La Carpite aiguë frappe en priorité les enfants et plus particulièrement les garçons. Le deuxième mode de contamination est certainement la fréquentation d'un carpiste. Pour ma part, c'est au contact d'Armand G. ( plus connu dans le milieu de la pêche de compétition des années 1950-1960 sous le surnom du Sioux ), que le virus me frappa. Les récits de ses parties de pêche dans le Thouet aux environs de Montreuil-Bellay, en compagnie de Stanislas le Yougo, encouragèrent ma vocation de pêcheur. Ces carpes de 40 livres ( Armand était quelque peu généreux sur le poids des poissons ) ouvraient les hameçons 1/0 en fer forgé comme de vulgaires épingles à nourrice. Le gut de 8 kilos ne leur offrait pas plus de résistance qu'une simple gardonnette. Mon esprit, déjà fragile, ne résista pas très longtemps à ces géantes quasi invincibles.
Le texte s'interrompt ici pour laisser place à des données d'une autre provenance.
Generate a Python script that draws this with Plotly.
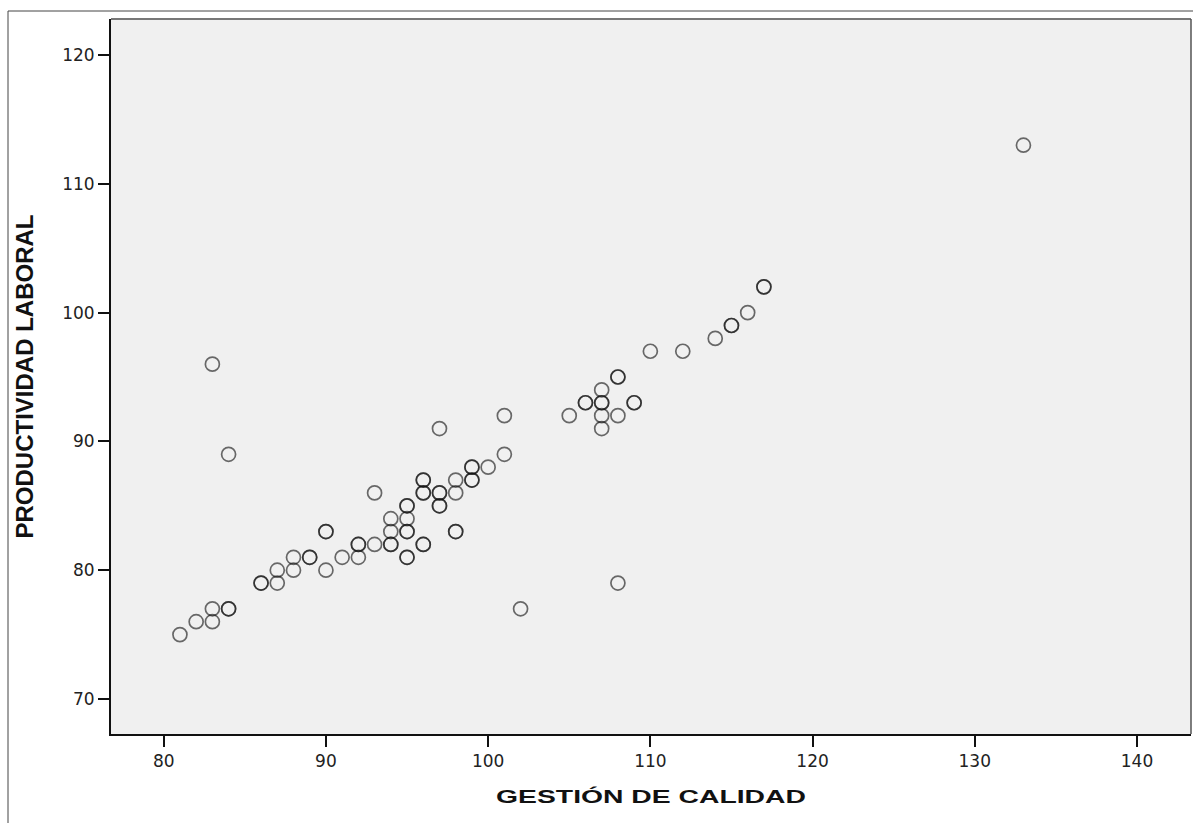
import plotly.graph_objects as go

# GESTIÓN DE CALIDAD (x) vs PRODUCTIVIDAD LABORAL (y); repeated pairs are overlapping cases
gestion = [81, 82, 83, 83, 84, 84, 83, 84, 86, 86, 87, 87, 88, 88, 89, 89, 90, 90, 90,
           91, 92, 92, 92, 93, 93, 94, 94, 94, 94, 95, 95, 95, 95, 95, 95, 95,
           96, 96, 96, 96, 96, 96, 97, 97, 97, 97, 97, 98, 98, 98, 98,
           99, 99, 99, 99, 100, 101, 101, 102, 105, 106, 106, 107, 107, 107, 107, 107,
           108, 108, 108, 108, 109, 109, 110, 112, 114, 115, 115, 116, 117, 117, 133]
productividad = [75, 76, 76, 77, 77, 77, 96, 89, 79, 79, 79, 80, 80, 81, 81, 81, 80, 83, 83,
                 81, 81, 82, 82, 82, 86, 82, 82, 83, 84, 81, 81, 83, 83, 84, 85, 85,
                 82, 82, 86, 86, 87, 87, 85, 85, 86, 86, 91, 83, 83, 86, 87,
                 87, 87, 88, 88, 88, 89, 92, 77, 92, 93, 93, 91, 92, 93, 93, 94,
                 92, 95, 95, 79, 93, 93, 97, 97, 98, 99, 99, 100, 102, 102, 113]

x_ticks = [80, 90, 100, 110, 120, 130, 140]
y_ticks = [70, 80, 90, 100, 110, 120]

fig = go.Figure()
fig.add_trace(go.Scatter(
    x=gestion, y=productividad, mode="markers",
    marker=dict(symbol="circle-open", size=14,
                line=dict(width=1.7, color="rgba(20,20,20,0.62)"),
                color="rgba(20,20,20,0.62)"),
    showlegend=False, hoverinfo="x+y"))

W, H = 1193, 823
L, R, T, B = 111, 2, 19, 89

axis_common = dict(showgrid=False, zeroline=False, ticks="outside", ticklen=11,
                   tickwidth=1.5, tickcolor="#111", showline=True, linecolor="#111",
                   linewidth=1.8, tickfont=dict(family="DejaVu Sans", size=17, color="#222"))

fig.update_layout(
    width=W, height=H,
    margin=dict(l=L, r=R, t=T, b=B, autoexpand=False),
    paper_bgcolor="white", plot_bgcolor="#F0F0F0",
    xaxis=dict(range=[76.75, 143.33], tickvals=x_ticks, **axis_common,
               title=dict(text="GESTIÓN DE CALIDAD", standoff=20,
                          font=dict(family="Liberation Sans", size=18.5, color="#111", weight="bold"))),
    yaxis=dict(range=[67.28, 122.8], tickvals=y_ticks, **axis_common,
               title=dict(text="PRODUCTIVIDAD LABORAL", standoff=22,
                          font=dict(family="Liberation Sans", size=24, color="#111", weight="bold"))),
    shapes=[
        # top and right frame of plot area
        dict(type="line", xref="paper", yref="paper", x0=0, x1=1, y0=1, y1=1,
             line=dict(color="#777", width=2)),
        dict(type="line", xref="paper", yref="paper", x0=1, x1=1, y0=0, y1=1,
             line=dict(color="#555", width=1.5)),
        # outer chart frame
        dict(type="rect", xref="paper", yref="paper",
             x0=(8 - L) / (W - L - R), x1=(W + 20 - L) / (W - L - R),
             y0=-(H + 20 - T - (H - T - B)) / (H - T - B) - 0.05, y1=1 + (T - 11) / (H - T - B),
             line=dict(color="#444", width=1)),
    ],
)

# widen the x-axis title horizontally, as in the original rendering
stretch_js = """
var t = document.querySelector('.g-xtitle text');
if (t) {
  var bb = t.getBBox();
  var s = 310 / bb.width;
  var cx = bb.x + bb.width / 2;
  var prev = t.getAttribute('transform') || '';
  t.setAttribute('transform', prev + ' translate(' + cx + ',0) scale(' + s + ',1) translate(' + (-cx) + ',0)');
}
"""

fig.write_html("out.html", post_script=stretch_js)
Quelques après-midi passés au bord de l'eau à contempler ces grandes formes sombres se réchauffant aux rayons d'un soleil printanier, une dorsale effleurant la surface, la pirouette d'une petite commune, le saut magistral d'une belle miroir et la messe était dite : j'étais un carpiste.

Ce court exposé sur les symptômes et les causes de la Carpite aiguë étant fait, abordons la partie guérison. Malgré les nombreuses recherches menées par des scientifiques de haut niveau dans toutes les régions où la maladie fait rage, aucun traitement efficace n'a été découvert à ce jour. Quelques rémissions spontanées, quelques rétablissements inexpliqués sont les exceptions à la règle "Carpiste Ad Vitam Eternam''. Cette carence de la médecine traditionnelle ouvre la porte aux charlatans de tout poil. Certains ont créé une secte, appelée ''Fédération Française des Petits Carpistes'' dont les buts sont fort obscurs. S'agit-il d'essayer là une quelconque thérapie de groupe ou de vénérer la bouillette philosophale (celle qui change les brèmes en carpe) ?

Voilà chère lectrice, vous savez pratiquement tout sur la Carpite aiguë. Vos inquiétudes pour votre petit Raymond sont certes justifiées, mais elles peuvent laisser place à l'espoir car une longue vie de carpiste s'ouvre devant lui. Hormis les cas marginaux d'attaque cardiaque mentionnés ci-dessus, le patient supporte aisément son affection. Le malade ne devant pas être contrarié, c'est surtout son entourage qui souffre le plus. Il faut l'inciter à pêcher le plus souvent possible, saisir les occasions de lui offrir les plus beaux matériels, et même l'aider dans la fabrication des bouillettes (c'est un calvaire, je vous l'accorde). Chère Madame, je vous souhaite bien du courage

* Le Canard du Pêcheur N°31, mars 1993.